▶ Charts and diagrams as code:

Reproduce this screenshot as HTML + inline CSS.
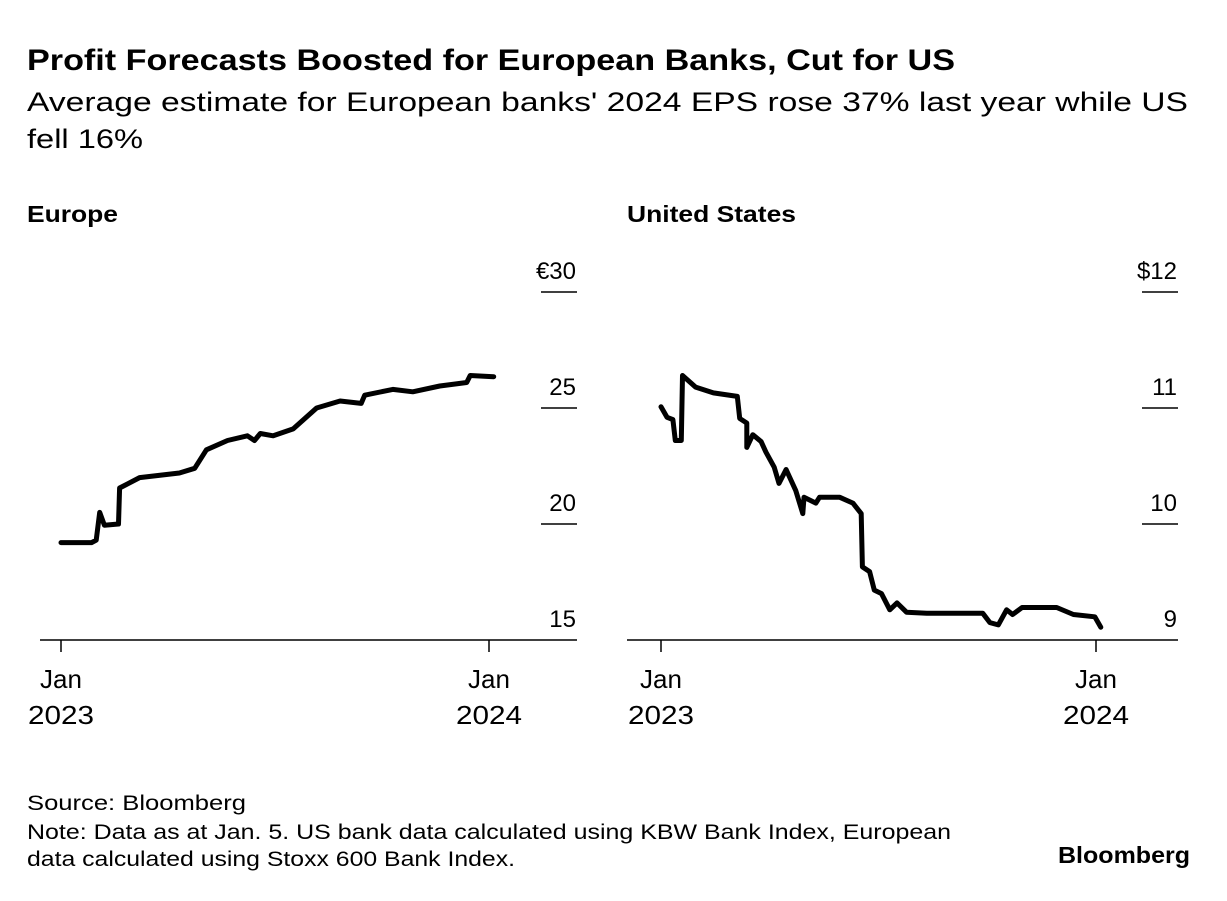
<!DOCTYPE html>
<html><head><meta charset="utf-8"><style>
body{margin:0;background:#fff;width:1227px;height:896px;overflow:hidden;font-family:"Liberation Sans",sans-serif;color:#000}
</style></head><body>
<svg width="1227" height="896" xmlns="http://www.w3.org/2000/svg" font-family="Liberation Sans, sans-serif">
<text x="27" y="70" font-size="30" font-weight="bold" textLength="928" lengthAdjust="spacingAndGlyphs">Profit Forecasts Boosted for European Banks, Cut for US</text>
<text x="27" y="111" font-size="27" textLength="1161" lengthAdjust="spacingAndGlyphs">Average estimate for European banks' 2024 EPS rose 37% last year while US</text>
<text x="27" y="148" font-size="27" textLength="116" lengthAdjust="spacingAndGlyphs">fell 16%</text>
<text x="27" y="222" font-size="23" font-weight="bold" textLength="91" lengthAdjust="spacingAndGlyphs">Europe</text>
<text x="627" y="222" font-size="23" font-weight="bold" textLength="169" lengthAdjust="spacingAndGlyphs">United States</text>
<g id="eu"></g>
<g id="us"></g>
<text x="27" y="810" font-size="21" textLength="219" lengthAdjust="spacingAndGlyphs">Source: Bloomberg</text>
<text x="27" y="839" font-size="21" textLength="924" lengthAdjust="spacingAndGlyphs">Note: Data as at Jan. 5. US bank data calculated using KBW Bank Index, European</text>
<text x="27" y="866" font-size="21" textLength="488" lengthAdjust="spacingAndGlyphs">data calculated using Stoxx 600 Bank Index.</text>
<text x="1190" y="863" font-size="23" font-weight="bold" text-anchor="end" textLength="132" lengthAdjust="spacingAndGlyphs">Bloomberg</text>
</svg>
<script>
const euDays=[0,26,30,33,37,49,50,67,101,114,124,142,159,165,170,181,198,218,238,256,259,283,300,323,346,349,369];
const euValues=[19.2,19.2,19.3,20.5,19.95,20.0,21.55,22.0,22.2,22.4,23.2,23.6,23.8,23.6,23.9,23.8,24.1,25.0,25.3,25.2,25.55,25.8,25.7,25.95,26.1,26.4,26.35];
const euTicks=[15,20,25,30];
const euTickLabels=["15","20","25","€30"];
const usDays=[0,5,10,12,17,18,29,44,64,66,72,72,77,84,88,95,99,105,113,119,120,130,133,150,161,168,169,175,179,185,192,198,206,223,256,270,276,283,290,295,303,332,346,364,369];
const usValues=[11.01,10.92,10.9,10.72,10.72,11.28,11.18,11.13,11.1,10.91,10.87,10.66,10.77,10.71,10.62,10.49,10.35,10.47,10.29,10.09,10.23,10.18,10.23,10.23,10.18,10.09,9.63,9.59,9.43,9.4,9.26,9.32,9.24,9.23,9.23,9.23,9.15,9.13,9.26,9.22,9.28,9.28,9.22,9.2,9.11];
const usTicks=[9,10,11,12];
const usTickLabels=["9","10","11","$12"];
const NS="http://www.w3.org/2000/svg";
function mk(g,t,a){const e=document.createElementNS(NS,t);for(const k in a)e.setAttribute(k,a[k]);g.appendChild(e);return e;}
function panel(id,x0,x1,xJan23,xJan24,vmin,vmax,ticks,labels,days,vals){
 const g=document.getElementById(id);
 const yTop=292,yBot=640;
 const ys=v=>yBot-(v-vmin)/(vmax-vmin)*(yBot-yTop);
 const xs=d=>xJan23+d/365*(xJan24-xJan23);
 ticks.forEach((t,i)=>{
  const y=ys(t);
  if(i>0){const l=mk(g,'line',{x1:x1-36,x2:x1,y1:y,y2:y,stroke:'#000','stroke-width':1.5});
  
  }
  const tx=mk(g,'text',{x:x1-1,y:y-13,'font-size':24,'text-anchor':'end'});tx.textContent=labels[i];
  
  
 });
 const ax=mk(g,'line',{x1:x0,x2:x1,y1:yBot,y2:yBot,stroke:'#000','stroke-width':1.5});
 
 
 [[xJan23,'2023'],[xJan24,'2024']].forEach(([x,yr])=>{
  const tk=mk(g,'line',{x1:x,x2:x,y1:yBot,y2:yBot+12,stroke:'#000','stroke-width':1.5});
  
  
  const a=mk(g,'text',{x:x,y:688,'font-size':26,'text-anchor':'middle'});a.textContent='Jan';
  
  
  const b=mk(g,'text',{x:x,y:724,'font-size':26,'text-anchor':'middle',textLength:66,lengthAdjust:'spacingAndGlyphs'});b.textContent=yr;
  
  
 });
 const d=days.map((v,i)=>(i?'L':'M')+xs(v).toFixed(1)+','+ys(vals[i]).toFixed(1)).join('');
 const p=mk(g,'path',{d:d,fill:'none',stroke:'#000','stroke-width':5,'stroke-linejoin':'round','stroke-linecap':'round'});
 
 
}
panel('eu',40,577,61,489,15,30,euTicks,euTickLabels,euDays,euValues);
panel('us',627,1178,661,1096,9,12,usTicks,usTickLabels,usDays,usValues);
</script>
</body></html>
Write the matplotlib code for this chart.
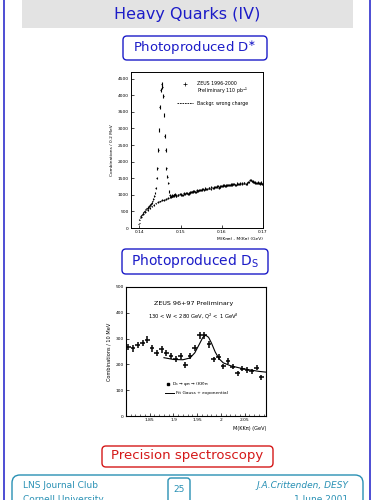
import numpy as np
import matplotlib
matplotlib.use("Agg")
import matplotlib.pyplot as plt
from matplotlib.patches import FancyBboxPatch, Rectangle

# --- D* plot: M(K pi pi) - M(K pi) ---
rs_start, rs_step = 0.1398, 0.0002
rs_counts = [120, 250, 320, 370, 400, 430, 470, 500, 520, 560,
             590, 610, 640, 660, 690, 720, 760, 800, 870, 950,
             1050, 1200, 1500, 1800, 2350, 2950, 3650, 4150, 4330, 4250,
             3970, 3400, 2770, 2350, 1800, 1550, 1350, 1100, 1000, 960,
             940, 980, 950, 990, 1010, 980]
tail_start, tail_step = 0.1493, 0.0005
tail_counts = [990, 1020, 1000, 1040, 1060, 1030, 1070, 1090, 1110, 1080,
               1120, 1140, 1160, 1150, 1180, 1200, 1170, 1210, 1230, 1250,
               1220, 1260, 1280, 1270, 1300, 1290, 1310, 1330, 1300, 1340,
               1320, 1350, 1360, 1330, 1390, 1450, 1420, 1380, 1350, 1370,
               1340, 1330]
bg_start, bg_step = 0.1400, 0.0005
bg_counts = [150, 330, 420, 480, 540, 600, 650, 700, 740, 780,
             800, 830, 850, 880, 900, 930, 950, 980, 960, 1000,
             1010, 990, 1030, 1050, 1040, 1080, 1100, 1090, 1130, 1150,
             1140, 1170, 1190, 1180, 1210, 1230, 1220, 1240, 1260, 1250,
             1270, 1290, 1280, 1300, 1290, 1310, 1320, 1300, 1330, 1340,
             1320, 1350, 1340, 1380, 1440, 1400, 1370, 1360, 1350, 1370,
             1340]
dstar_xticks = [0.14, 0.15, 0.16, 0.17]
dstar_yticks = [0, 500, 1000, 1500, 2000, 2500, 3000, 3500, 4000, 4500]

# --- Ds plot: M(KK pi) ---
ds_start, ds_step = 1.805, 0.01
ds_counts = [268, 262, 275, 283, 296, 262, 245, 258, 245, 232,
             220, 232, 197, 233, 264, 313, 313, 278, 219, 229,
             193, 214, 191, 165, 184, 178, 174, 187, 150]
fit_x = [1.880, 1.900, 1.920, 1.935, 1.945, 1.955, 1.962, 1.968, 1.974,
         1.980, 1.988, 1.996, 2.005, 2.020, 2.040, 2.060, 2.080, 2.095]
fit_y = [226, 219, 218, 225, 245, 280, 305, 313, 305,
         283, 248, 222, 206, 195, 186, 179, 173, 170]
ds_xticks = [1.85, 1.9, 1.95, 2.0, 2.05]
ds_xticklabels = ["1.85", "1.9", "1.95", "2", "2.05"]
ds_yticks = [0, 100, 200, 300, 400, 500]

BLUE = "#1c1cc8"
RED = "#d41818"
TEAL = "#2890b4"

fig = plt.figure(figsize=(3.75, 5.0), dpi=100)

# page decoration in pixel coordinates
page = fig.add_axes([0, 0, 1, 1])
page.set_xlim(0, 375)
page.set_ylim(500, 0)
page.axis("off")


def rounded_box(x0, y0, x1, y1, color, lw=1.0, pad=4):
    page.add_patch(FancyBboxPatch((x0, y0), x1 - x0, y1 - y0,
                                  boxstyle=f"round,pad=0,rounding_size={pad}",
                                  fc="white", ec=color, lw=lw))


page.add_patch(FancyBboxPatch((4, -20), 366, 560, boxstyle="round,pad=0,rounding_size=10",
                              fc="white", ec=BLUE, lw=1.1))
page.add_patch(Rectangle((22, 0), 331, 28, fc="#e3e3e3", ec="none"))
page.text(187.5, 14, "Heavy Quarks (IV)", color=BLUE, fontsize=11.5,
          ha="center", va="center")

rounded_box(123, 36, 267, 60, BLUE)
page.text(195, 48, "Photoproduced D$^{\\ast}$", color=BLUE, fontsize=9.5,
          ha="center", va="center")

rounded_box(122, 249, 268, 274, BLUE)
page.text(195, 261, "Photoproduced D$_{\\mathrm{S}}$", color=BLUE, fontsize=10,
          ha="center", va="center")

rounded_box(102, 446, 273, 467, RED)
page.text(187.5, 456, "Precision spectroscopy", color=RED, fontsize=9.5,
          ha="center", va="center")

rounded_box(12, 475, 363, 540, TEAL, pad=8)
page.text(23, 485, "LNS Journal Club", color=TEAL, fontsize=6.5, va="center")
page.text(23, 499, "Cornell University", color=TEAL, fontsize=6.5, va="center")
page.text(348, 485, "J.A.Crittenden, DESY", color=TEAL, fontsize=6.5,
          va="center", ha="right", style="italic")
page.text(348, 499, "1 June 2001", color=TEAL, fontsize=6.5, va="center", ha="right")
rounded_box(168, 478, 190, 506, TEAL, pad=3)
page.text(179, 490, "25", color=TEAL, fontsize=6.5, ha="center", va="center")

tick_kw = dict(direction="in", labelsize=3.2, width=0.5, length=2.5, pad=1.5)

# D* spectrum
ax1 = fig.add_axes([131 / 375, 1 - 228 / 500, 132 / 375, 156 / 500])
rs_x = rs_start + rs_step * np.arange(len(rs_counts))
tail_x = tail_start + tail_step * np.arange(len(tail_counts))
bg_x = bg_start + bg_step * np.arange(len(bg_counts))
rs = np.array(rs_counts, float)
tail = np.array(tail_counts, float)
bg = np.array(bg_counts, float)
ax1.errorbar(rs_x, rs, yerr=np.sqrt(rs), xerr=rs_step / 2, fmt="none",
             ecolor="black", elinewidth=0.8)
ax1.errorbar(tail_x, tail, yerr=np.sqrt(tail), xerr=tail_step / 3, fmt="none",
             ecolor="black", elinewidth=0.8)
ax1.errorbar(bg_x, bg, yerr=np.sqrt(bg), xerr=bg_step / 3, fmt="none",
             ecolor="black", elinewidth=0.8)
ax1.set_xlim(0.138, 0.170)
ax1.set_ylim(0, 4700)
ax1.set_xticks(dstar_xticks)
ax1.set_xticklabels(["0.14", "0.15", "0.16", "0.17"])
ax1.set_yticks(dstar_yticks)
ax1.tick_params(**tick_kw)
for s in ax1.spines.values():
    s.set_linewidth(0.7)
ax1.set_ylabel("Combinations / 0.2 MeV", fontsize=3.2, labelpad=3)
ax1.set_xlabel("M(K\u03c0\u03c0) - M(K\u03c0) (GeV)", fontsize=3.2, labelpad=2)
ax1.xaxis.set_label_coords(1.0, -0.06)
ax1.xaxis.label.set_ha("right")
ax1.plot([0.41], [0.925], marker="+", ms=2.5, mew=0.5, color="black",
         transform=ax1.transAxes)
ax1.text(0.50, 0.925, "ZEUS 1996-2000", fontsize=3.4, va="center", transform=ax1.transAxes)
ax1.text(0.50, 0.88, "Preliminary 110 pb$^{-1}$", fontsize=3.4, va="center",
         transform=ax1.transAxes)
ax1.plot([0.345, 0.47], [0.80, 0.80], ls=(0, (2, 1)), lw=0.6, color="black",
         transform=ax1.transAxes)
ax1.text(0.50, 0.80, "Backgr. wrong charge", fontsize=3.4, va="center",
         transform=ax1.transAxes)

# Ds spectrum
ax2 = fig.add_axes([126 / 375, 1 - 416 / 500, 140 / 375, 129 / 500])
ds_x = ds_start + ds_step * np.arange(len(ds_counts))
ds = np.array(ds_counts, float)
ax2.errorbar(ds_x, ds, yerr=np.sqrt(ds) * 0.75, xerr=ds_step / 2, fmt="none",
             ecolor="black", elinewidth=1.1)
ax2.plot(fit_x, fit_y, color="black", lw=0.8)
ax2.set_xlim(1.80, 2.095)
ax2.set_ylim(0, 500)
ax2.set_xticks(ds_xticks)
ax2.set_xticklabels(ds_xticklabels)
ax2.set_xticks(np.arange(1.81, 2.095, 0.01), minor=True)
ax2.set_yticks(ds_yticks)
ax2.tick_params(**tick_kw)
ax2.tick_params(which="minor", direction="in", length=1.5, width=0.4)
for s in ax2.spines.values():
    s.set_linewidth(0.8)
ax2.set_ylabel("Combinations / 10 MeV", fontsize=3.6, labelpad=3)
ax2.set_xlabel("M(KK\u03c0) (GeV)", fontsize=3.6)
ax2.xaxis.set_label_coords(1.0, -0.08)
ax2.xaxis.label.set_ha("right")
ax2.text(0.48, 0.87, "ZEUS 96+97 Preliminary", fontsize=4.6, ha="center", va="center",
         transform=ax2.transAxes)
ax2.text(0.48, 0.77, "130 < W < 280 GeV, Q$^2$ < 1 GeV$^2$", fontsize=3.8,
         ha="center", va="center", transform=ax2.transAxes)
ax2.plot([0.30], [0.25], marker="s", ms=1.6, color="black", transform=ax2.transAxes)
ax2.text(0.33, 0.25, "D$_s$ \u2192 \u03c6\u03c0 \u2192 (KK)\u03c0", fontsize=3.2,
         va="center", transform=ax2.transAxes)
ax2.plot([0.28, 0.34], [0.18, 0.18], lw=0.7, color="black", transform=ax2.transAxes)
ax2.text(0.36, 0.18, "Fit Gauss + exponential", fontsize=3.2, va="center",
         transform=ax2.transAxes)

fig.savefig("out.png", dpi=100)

▶ Instruction: Search the listing for the word "this" and return each line that holds it.

▶ Result below:
Reproduce this screenshot as HTML + inline CSS.
Write the matplotlib code for this chart.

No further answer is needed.